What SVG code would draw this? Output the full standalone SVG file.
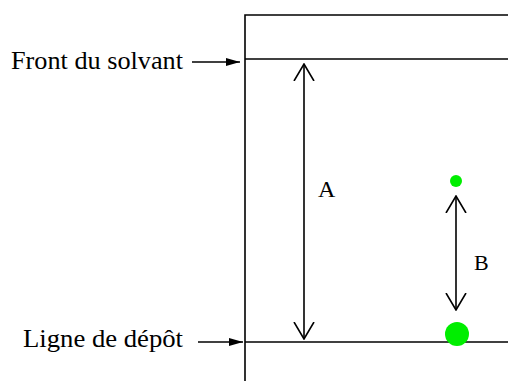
<svg xmlns="http://www.w3.org/2000/svg" width="508" height="381" viewBox="0 0 508 381">
<style>
.ln{stroke:#000;stroke-width:1.6;fill:none}
.lbl{font-family:"Liberation Serif","Times New Roman",serif;fill:#000}
.spot{fill:#00ee00}
</style>
<defs>
<marker id="filled" viewBox="0 0 14 8" refX="14" refY="4" markerWidth="14" markerHeight="8" markerUnits="userSpaceOnUse" orient="auto">
<path d="M0,0 L14,4 L0,8 Z" fill="#000"/>
</marker>
<marker id="open" viewBox="0 0 18 22" refX="17" refY="11" markerWidth="18" markerHeight="22" markerUnits="userSpaceOnUse" orient="auto">
<path d="M0,1 L17,11 L0,21" fill="none" stroke="#000" stroke-width="1.6"/>
</marker>
</defs>
<rect width="508" height="381" fill="#fff"/>
<g id="plaque">
<path class="ln" d="M245,381 V15 H508"/>
<line class="ln" x1="245" y1="59" x2="508" y2="59"/>
<line class="ln" x1="245" y1="342" x2="508" y2="342"/>
</g>
<g id="front-label">
<text class="lbl" x="11" y="69" font-size="26" textLength="172" lengthAdjust="spacingAndGlyphs">Front du solvant</text>
</g>
<g id="depot-label">
<text class="lbl" x="23" y="347" font-size="26" textLength="160" lengthAdjust="spacingAndGlyphs">Ligne de dépôt</text>
</g>
<g id="label-A">
<text class="lbl" x="318" y="197" font-size="24">A</text>
</g>
<g id="label-B">
<text class="lbl" x="474" y="270" font-size="22">B</text>
</g>
<g id="spot-top">
<circle class="spot" cx="456" cy="181" r="6"/>
</g>
<g id="spot-bottom">
<circle class="spot" cx="457" cy="334" r="12"/>
</g>
<g id="connectors">
<line class="ln" x1="192" y1="62" x2="240" y2="62" marker-end="url(#filled)"/>
<line class="ln" x1="198" y1="342" x2="243" y2="342" marker-end="url(#filled)"/>
<line class="ln" x1="304" y1="190" x2="304" y2="64" marker-end="url(#open)"/>
<line class="ln" x1="304" y1="190" x2="304" y2="339" marker-end="url(#open)"/>
<line class="ln" x1="456" y1="250" x2="456" y2="196" marker-end="url(#open)"/>
<line class="ln" x1="456" y1="250" x2="456" y2="310" marker-end="url(#open)"/>
</g>
</svg>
- - - - - - -
## Directions for this task
Omit the pictures, then output the rest of the listing exactly.

## Result of this task
What SVG code would draw this? Output the full standalone SVG file.
<svg xmlns="http://www.w3.org/2000/svg" width="508" height="381" viewBox="0 0 508 381">
<style>
.ln{stroke:#000;stroke-width:1.6;fill:none}
.lbl{font-family:"Liberation Serif","Times New Roman",serif;fill:#000}
.spot{fill:#00ee00}
</style>
<defs>
<marker id="filled" viewBox="0 0 14 8" refX="14" refY="4" markerWidth="14" markerHeight="8" markerUnits="userSpaceOnUse" orient="auto">
<path d="M0,0 L14,4 L0,8 Z" fill="#000"/>
</marker>
<marker id="open" viewBox="0 0 18 22" refX="17" refY="11" markerWidth="18" markerHeight="22" markerUnits="userSpaceOnUse" orient="auto">
<path d="M0,1 L17,11 L0,21" fill="none" stroke="#000" stroke-width="1.6"/>
</marker>
</defs>
<rect width="508" height="381" fill="#fff"/>
<g id="plaque">
<path class="ln" d="M245,381 V15 H508"/>
<line class="ln" x1="245" y1="59" x2="508" y2="59"/>
<line class="ln" x1="245" y1="342" x2="508" y2="342"/>
</g>
<g id="front-label">
<text class="lbl" x="11" y="69" font-size="26" textLength="172" lengthAdjust="spacingAndGlyphs">Front du solvant</text>
</g>
<g id="depot-label">
<text class="lbl" x="23" y="347" font-size="26" textLength="160" lengthAdjust="spacingAndGlyphs">Ligne de dépôt</text>
</g>
<g id="label-A">
<text class="lbl" x="318" y="197" font-size="24">A</text>
</g>
<g id="label-B">
<text class="lbl" x="474" y="270" font-size="22">B</text>
</g>
<g id="spot-top">
<circle class="spot" cx="456" cy="181" r="6"/>
</g>
<g id="spot-bottom">
<circle class="spot" cx="457" cy="334" r="12"/>
</g>
<g id="connectors">
<line class="ln" x1="192" y1="62" x2="240" y2="62" marker-end="url(#filled)"/>
<line class="ln" x1="198" y1="342" x2="243" y2="342" marker-end="url(#filled)"/>
<line class="ln" x1="304" y1="190" x2="304" y2="64" marker-end="url(#open)"/>
<line class="ln" x1="304" y1="190" x2="304" y2="339" marker-end="url(#open)"/>
<line class="ln" x1="456" y1="250" x2="456" y2="196" marker-end="url(#open)"/>
<line class="ln" x1="456" y1="250" x2="456" y2="310" marker-end="url(#open)"/>
</g>
</svg>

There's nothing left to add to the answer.